“Hello, darkness my old friend. I’ve come to talk with you again.”
In the early hours of Wednesday morning, in the comforts of my living room, I saw Arsenal crash out of the round of 16 in the Champions League. Again. For the sixth consecutive season.
Hours before the first leg kicked off on 15 February, Arsenal’s (on paper) captain Per Mertesacker tweeted something prophetic. For the outsiders, it looked like he was firing a rallying call to his team entering the cauldron of Bayern Munich. He said: “We mean business tonight.”
We mean business tonight! #UCL #BAYARS pic.twitter.com/47ne3RVem6— Per Mertesacker (@mertesacker) February 15, 2017
A fortnight and 180 minutes of football later, Arsenal bid goodbye to the Champions League with a 10-2 aggregate defeat.
Mertesacker’s words, unfortunately, now mean something else entirely. He was proved right, in a way, because Arsenal Football Club has been reduced to just that: business.
Big defeats are not new for us Arsenal fans, especially in the second half of the Arsene Wenger era. 8-2 at Old Trafford against Manchester United. 6-0 against Chelsea at Stamford Bridge. 5-1 versus Liverpool at Anfield that same year. Multiple 5-1 defeats to Bayern Munich in the Champions League. 4-0 against a supposedly weak AC Milan side in a winnable European fixture.
I have seen every one of them. I have felt the pain after all of those defeats. I have even laughed at the comedy of errors that became an Arsenal trademark — a defense mechanism to deal with the disappointment. I have felt outrage. I have felt a need to stand up for the club I love, and defend it in tough times. I have felt sympathy for Wenger — the man who has overseen all these defeats, with his hair greying by the minute, on the sidelines. I have felt sorry for him. And on most occasions, even after a crushing defeat, I have also felt hope.
But during this defeat, I did something that I did not even consider during any of the aforementioned disasters — I switched off the television before the final whistle.
Because now, I feel nothing. I find myself not caring, not angry, not having the energy to even rant.
In all the years Wenger has spent at Arsenal, there’s never been a point like today — where an absolute majority of the club’s supporters would be happy to see Wenger leave.

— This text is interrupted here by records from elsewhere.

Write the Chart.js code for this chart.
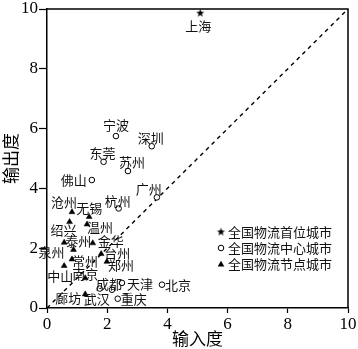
<!DOCTYPE html>
<html><head><meta charset="utf-8">
<script src="https://cdn.jsdelivr.net/npm/chart.js@4/dist/chart.umd.min.js"></script>
<style>html,body{margin:0;padding:0;background:#fff}canvas{display:block}</style>
</head><body>
<canvas id="c" width="358" height="349"></canvas>
<script>
// ---- data ----
const primaryCities = ['上海'];
const primaryIn  = [5.09];
const primaryOut = [9.86];

const centerCities = ['宁波','深圳','东莞','苏州','佛山','广州','杭州','武汉','成都','天津','北京','重庆'];
const centerIn  = [2.29,3.48,1.88,2.69,1.49,3.65,2.38,1.75,2.16,2.49,3.82,2.35];
const centerOut = [5.75,5.41,4.89,4.58,4.28,3.70,3.33,0.65,0.61,0.84,0.78,0.31];

const nodeCities = ['沧州','无锡','绍兴','温州','泰州','金华','泉州','台州','常州','郑州','中山','南京','廊坊'];
const nodeIn  = [0.83,1.40,0.75,1.33,0.57,1.52,0.88,1.80,0.83,1.99,0.57,1.27,1.27];
const nodeOut = [3.21,3.05,2.88,2.80,2.19,2.17,1.95,1.81,1.63,1.55,1.41,1.00,0.46];

const axisTicks = [0,2,4,6,8,10];
const diagonal = [0,10];
const legendNames = ['全国物流首位城市','全国物流中心城市','全国物流节点城市'];
const xTitle = '输入度';
const yTitle = '输出度';

// ---- label placement (pixel offsets of text centre from marker) ----
const labelOffset = {
  '上海':[-2,13],'宁波':[0,-11],'深圳':[-1,-8],'东莞':[-1,-9],'苏州':[4,-9],'佛山':[-18,0],
  '广州':[-8,-8],'杭州':[-1,-7],'沧州':[-8,-10],'无锡':[0,-9],'绍兴':[-6,8],'温州':[13,3],
  '泰州':[14,-1],'金华':[18,-2],'泉州':[-22,2],'台州':[16,-1],'常州':[13,2],'郑州':[14,3],
  '中山':[-4,10],'南京':[0,-4],'廊坊':[-17,4],'武汉':[-3,10],'成都':[-3,-6],'天津':[18,1],
  '北京':[16,0],'重庆':[16,0]
};

const CJK = '"Noto Sans CJK SC", sans-serif';
const SERIF = '"Liberation Serif", serif';

function makeStar(r){
  const s = Math.ceil(r*2+2);
  const c = document.createElement('canvas'); c.width = s; c.height = s;
  const g = c.getContext('2d'); g.fillStyle = '#000'; g.beginPath();
  for (let i=0;i<10;i++){
    const rad = i%2 ? r*0.42 : r;
    const a = -Math.PI/2 + i*Math.PI/5;
    g.lineTo(s/2 + rad*Math.cos(a), s/2 + rad*Math.sin(a));
  }
  g.closePath(); g.fill();
  return c;
}
const starImg = makeStar(4.2);

const toPts = (xs, ys) => xs.map((v,i)=>({x:v, y:ys[i]}));

const labelPlugin = {
  id:'cityLabels',
  afterDatasetsDraw(chart){
    const ctx = chart.ctx;
    ctx.save();
    ctx.font = '13px ' + CJK;
    ctx.fillStyle = '#111';
    ctx.textAlign = 'center';
    ctx.textBaseline = 'middle';
    chart.data.datasets.forEach((ds, di)=>{
      if (!ds.cities) return;
      const meta = chart.getDatasetMeta(di);
      meta.data.forEach((el, i)=>{
        const name = ds.cities[i];
        const off = labelOffset[name] || [0,-10];
        ctx.fillText(name, el.x + off[0], el.y + off[1]);
      });
    });
    ctx.restore();
  },
  afterDraw(chart){
    const ctx = chart.ctx, a = chart.chartArea;
    ctx.save();
    // frame top & right
    ctx.strokeStyle = '#000'; ctx.lineWidth = 1.5;
    ctx.beginPath();
    ctx.moveTo(a.left, a.top); ctx.lineTo(a.right, a.top); ctx.lineTo(a.right, a.bottom);
    ctx.stroke();
    // legend
    const mx = a.right - 127, tx = a.right - 120, y0 = a.top + 223, dy = 16;
    ctx.font = '13px ' + CJK; ctx.fillStyle = '#111';
    ctx.textAlign = 'left'; ctx.textBaseline = 'middle';
    legendNames.forEach((n,i)=>{
      const y = y0 + i*dy;
      if (i===0){
        ctx.drawImage(starImg, mx - starImg.width/2, y - starImg.height/2);
      } else if (i===1){
        ctx.beginPath(); ctx.arc(mx, y, 2.8, 0, Math.PI*2);
        ctx.fillStyle='#fff'; ctx.fill(); ctx.lineWidth=1; ctx.strokeStyle='#000'; ctx.stroke();
        ctx.fillStyle='#111';
      } else {
        ctx.beginPath(); ctx.moveTo(mx, y-3.2); ctx.lineTo(mx+3.3, y+2.5); ctx.lineTo(mx-3.3, y+2.5); ctx.closePath();
        ctx.fillStyle='#000'; ctx.fill(); ctx.fillStyle='#111';
      }
      ctx.fillText(n, tx, y);
    });
    ctx.restore();
  }
};

const zeroPad = s => { s.paddingLeft=0; s.paddingRight=0; s.paddingTop=0; s.paddingBottom=0; };

new Chart(document.getElementById('c'), {
  type:'scatter',
  data:{
    datasets:[
      { label:legendNames[0], cities:primaryCities, data:toPts(primaryIn, primaryOut),
        pointStyle:starImg, order:0 },
      { label:legendNames[1], cities:centerCities, data:toPts(centerIn, centerOut),
        pointStyle:'circle', pointRadius:2.8, pointBackgroundColor:'#fff', pointBorderColor:'#000', pointBorderWidth:1, order:0 },
      { label:legendNames[2], cities:nodeCities, data:toPts(nodeIn, nodeOut),
        pointStyle:'triangle', pointRadius:3.4, pointBackgroundColor:'#000', pointBorderColor:'#000', pointBorderWidth:0.5, order:0 },
      { type:'line', label:'y=x', data:toPts(diagonal, diagonal), borderColor:'#000', borderWidth:1.4,
        borderDash:[4,4], pointRadius:0, fill:false, order:10 }
    ]
  },
  options:{
    responsive:false, animation:false, devicePixelRatio:1,
    layout:{ padding:{ top:9, right:10, left:0, bottom:0 } },
    plugins:{ legend:{display:false}, tooltip:{enabled:false} },
    scales:{
      x:{ type:'linear', min:0, max:10,
        afterBuildTicks: s => { s.ticks = axisTicks.map(v=>({value:v})); },
        afterFit: s => { s.height = 41; zeroPad(s); },
        ticks:{ font:{family:SERIF, size:17}, color:'#000', padding:1, maxRotation:0, autoSkip:false },
        grid:{ drawOnChartArea:false, drawTicks:true, tickLength:5, tickColor:'#000', tickWidth:1.2 },
        border:{ display:true, color:'#000', width:1.5 },
        title:{ display:true, text:xTitle, font:{family:CJK, size:17}, color:'#000', padding:0 }
      },
      y:{ type:'linear', min:0, max:10,
        afterBuildTicks: s => { s.ticks = axisTicks.map(v=>({value:v})); },
        afterFit: s => { s.width = 47; zeroPad(s); },
        ticks:{ font:{family:SERIF, size:17}, color:'#000', padding:1, autoSkip:false },
        grid:{ drawOnChartArea:false, drawTicks:true, tickLength:8, tickColor:'#000', tickWidth:1.2 },
        border:{ display:true, color:'#000', width:1.5 },
        title:{ display:true, text:yTitle, font:{family:CJK, size:17}, color:'#000', padding:0 }
      }
    }
  },
  plugins:[labelPlugin]
});
</script>
</body></html>
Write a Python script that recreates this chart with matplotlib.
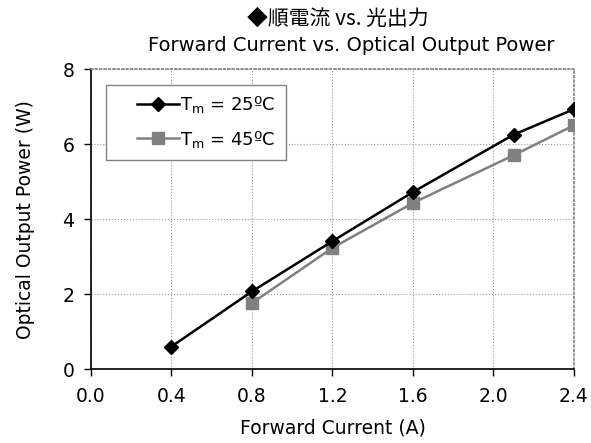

If that feels like a generalisation, trust me, it is not. Even the most staunch Wenger supporters have waved the white flag.
You either die a hero, or live long enough to see yourself become the villain.
I can sit here today and write opinion pieces on why Wenger must go, on how the board have made Arsenal their personal savings account. I can analyse the tactics that led to the second worst margin of defeat for any club in Champions League history. I can criticise the refereeing on Tuesday night that played no small part in the margin of the defeat.
But there is a sense of pointlessness to it all. In many ways, there has been a sense of inevitability as well to what’s happening with Arsenal. You would not have found many Arsenal fans who said, hands to their hearts, that they thought the result of this fixture would have been any different — even if the most pessimistic ones could not have seen this scoreline coming.
There is no way to prove this, but it won’t be an exaggeration to say to no one cares about Arsenal more than Wenger himself — his every waking minute is spent worrying about the club. But, as a result of how invested he is with the club, there is no dissenting voice from within what he built. And, at such a time — as was evidenced by Alexis Sanchez having a laugh on the bench with the scorecard reading 1-4 — he doesn’t even have the shoulders of his best player to lean on.
The fact of the matter is Arsenal, like a stinky puddle of sewer on a pot-hole ridden road, have stagnated. Perhaps even beyond repair. I don’t feel the excitement of looking forward to an Arsenal game. Even the pretense of enjoying beautiful football and celebrating glorious failure is absent. It’s become a chore. An activity that I force myself to do. It’s the same drill, repeated annually. It’s the same movie, re-releasing with a different cast every year. It’s the same manager, giving the same excuses.
The saddest indictment of the current Arsenal side is that I, and presumably a lot of other fans, . have gone from ‘stopped expecting’ to ‘stopped caring.’
For me, the dream is gone and I am now just comfortably numb.